Quote: “If you cry for losing the sun, your tears won’t let you see the stars”. –Mafalda (Quino).
3 comments

 How can I find beauty in a stormy rain?    2004-07-24 22:33:38 ET
Heh... I constantly get sad or depressed, that’s an easy thing to do with the life I have, but at least today something felt nice, which was having a hell of s rainy storm at 6 pm, I wish there could be a whole 365-day year of cloudy days in a row that’d be nice.
I received an email about some girl who happened to see some of my drawings in this subcultures.net gallery and asked about how I did them. Well, I haven’t dedicate enough time lately to drawing, but I did told her how I usually draw. Plus some documental videos I’ve seen lately on TV about some painters and some mysteries about DaVinci have made me starve fro drawing again, but I can’t seem to find the proper inspiration when I’m sitting on the desk trying to draw something... I get too distracted.

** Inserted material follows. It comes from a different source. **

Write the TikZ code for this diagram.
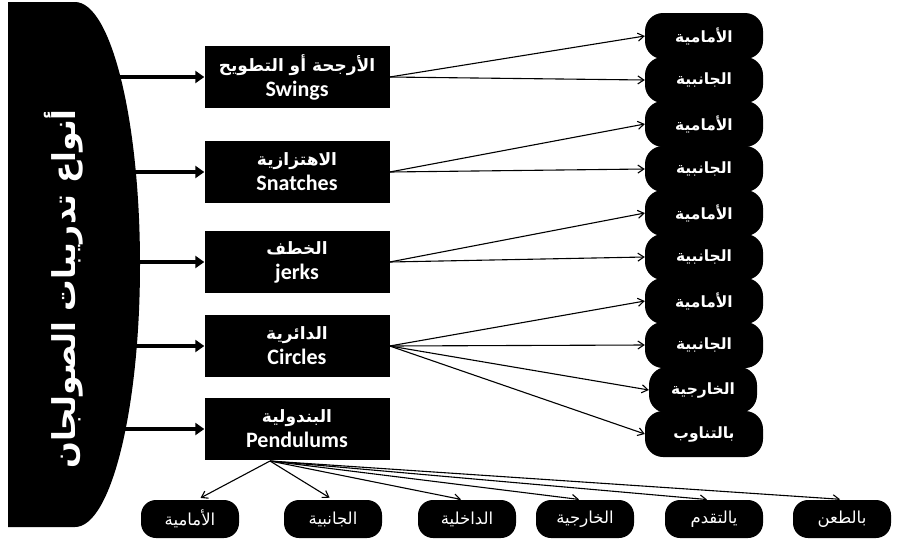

I’ll found another page for music harmony, and another for counterpoint, I’ll be damn trying to read as much as I can understand to keep “composing” some midis; I can see totally see why it really takes of a whole career to be a composer, I’m blowing my brains out trying to make a simple Fugue and I hardly got to make a short Cannon, whatever, I’ll try to keep doing something whenever I find myself inspired.

So many times I have a lot of shit I feel like posting here but I end either forgetting it don’t knowing to say it. I can’t be a poet, but damn I always have a tormented mind. It’s all about mentality. I can’t be a poet but a mediocre philosopher through the way of arts.